Course content
This is the second semester of Numerical Methods, covering computational methods for ordinary and partial differential equations. It covers computational methods and their theoretical analysis. It emphasizes systematic derivation of higher order methods and methods with desired stability properties. For ODE, it covers Runge Kutta and linear multistep methods. For hyperbolic and parabolic PDE it covers stability via von Neunmann (Fourier) analysis and the consistency/stability argument. Stability regions for ODE solvers connect the ODE and PDE material. For elliptic PDE it covers basic discretization via finite difference and finite elements and some iterative solution methods. See Details and Weekly schedule for more information.
Computing
Computing exercises and experiments are an important part of this class.

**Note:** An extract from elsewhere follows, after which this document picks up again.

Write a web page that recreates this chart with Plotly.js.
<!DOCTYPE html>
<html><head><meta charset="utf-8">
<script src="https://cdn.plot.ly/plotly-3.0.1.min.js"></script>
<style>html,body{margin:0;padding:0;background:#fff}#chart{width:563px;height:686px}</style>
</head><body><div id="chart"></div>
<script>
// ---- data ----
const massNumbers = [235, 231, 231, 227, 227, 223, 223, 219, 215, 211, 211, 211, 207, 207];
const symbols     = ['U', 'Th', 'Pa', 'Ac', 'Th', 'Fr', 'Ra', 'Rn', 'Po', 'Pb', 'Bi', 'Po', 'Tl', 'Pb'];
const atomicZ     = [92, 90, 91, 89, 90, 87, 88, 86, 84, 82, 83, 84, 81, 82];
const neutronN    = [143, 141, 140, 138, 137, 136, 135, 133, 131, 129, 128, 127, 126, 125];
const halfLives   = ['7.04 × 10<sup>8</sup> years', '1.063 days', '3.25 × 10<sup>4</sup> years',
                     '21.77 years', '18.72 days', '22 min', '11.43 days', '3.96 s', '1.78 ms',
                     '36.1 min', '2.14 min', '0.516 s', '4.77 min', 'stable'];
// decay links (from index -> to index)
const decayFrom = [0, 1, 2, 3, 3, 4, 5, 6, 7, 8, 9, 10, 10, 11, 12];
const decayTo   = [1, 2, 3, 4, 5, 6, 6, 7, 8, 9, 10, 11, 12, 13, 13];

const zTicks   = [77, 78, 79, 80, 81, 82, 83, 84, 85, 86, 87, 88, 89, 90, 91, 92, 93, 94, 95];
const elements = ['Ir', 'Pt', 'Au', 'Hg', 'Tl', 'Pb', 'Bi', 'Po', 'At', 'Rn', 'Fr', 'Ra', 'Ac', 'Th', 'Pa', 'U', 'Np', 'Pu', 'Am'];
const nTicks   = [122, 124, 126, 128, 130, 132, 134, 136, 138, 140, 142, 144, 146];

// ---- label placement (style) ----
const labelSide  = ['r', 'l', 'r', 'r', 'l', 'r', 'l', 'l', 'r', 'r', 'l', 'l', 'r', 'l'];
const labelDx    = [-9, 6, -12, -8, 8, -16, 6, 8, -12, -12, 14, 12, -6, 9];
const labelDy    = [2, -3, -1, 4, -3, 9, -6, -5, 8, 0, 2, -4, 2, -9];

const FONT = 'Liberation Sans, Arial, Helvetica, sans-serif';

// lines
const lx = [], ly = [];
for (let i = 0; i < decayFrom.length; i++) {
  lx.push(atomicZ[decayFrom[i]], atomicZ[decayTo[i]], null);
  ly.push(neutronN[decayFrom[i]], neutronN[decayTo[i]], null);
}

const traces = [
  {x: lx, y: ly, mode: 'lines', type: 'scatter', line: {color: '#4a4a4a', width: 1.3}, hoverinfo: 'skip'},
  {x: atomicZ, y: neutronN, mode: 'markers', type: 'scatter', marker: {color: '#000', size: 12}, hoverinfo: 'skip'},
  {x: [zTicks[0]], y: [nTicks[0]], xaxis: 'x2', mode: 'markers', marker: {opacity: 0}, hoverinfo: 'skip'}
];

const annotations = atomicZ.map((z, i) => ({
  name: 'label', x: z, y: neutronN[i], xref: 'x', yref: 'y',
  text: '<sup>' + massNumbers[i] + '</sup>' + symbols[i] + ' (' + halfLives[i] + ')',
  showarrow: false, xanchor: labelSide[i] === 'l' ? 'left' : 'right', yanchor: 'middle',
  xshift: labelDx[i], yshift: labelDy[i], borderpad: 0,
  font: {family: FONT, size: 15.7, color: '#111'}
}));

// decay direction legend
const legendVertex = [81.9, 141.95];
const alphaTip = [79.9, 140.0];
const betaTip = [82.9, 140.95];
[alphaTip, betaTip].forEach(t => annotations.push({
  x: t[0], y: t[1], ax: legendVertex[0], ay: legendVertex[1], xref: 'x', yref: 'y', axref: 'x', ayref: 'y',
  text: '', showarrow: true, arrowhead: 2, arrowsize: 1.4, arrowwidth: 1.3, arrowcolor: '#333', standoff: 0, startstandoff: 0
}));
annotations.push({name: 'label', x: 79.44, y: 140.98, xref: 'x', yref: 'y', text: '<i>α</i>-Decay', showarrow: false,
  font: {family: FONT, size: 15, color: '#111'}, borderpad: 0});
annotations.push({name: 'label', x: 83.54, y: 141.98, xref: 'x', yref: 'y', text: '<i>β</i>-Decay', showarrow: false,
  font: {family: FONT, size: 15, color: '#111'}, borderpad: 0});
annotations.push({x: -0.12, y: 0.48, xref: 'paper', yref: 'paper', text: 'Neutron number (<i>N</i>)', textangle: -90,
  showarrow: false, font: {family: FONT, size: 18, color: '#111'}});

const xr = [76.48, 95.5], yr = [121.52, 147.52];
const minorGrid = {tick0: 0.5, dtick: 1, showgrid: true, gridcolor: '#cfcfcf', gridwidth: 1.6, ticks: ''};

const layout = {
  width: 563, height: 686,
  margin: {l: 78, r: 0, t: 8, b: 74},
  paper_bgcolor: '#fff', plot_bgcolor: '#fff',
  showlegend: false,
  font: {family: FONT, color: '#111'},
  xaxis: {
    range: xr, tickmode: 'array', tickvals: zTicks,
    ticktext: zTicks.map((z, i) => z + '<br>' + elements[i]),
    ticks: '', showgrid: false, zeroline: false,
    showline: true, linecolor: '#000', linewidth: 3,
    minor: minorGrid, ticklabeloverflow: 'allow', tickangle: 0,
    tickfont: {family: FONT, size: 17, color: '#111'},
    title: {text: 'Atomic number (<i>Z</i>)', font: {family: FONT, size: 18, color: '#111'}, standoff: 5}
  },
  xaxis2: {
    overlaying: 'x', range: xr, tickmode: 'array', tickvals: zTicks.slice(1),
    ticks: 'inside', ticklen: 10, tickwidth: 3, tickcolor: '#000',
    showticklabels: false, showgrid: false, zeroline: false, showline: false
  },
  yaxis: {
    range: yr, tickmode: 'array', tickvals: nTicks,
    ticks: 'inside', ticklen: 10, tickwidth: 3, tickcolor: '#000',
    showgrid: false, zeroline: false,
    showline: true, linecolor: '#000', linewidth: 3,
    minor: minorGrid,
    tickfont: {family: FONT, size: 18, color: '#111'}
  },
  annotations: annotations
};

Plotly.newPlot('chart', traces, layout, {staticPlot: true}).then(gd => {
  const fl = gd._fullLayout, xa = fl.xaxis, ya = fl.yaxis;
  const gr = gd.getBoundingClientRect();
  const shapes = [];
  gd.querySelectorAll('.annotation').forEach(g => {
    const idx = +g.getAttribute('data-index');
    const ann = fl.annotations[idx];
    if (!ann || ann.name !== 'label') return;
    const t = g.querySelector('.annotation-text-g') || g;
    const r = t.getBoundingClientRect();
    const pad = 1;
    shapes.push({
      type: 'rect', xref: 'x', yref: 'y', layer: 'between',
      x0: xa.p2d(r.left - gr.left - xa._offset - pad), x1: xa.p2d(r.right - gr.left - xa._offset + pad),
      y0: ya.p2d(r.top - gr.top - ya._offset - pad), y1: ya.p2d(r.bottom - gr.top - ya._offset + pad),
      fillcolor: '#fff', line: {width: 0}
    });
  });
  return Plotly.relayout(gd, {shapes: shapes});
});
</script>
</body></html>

Students will see usefulness of good scientific visualization, the benefits of more sophisticated computational methods, and the importance of coding with flexibility and performance in mind. Coding will be done in Python 2.7 and a Python compiler (possibly cython).
Prerequisites
Mathematical prerequisies include basic analysis, linear algebra and differential equations. Some exposure to differential equations either through a differential equations class or through applications such as fluid mechanics, electro-magnetism, etc, is very desirable. Python is desirable, but students with experience in Matlab, C++, R, Java, etc., should be able to learn Python as we go.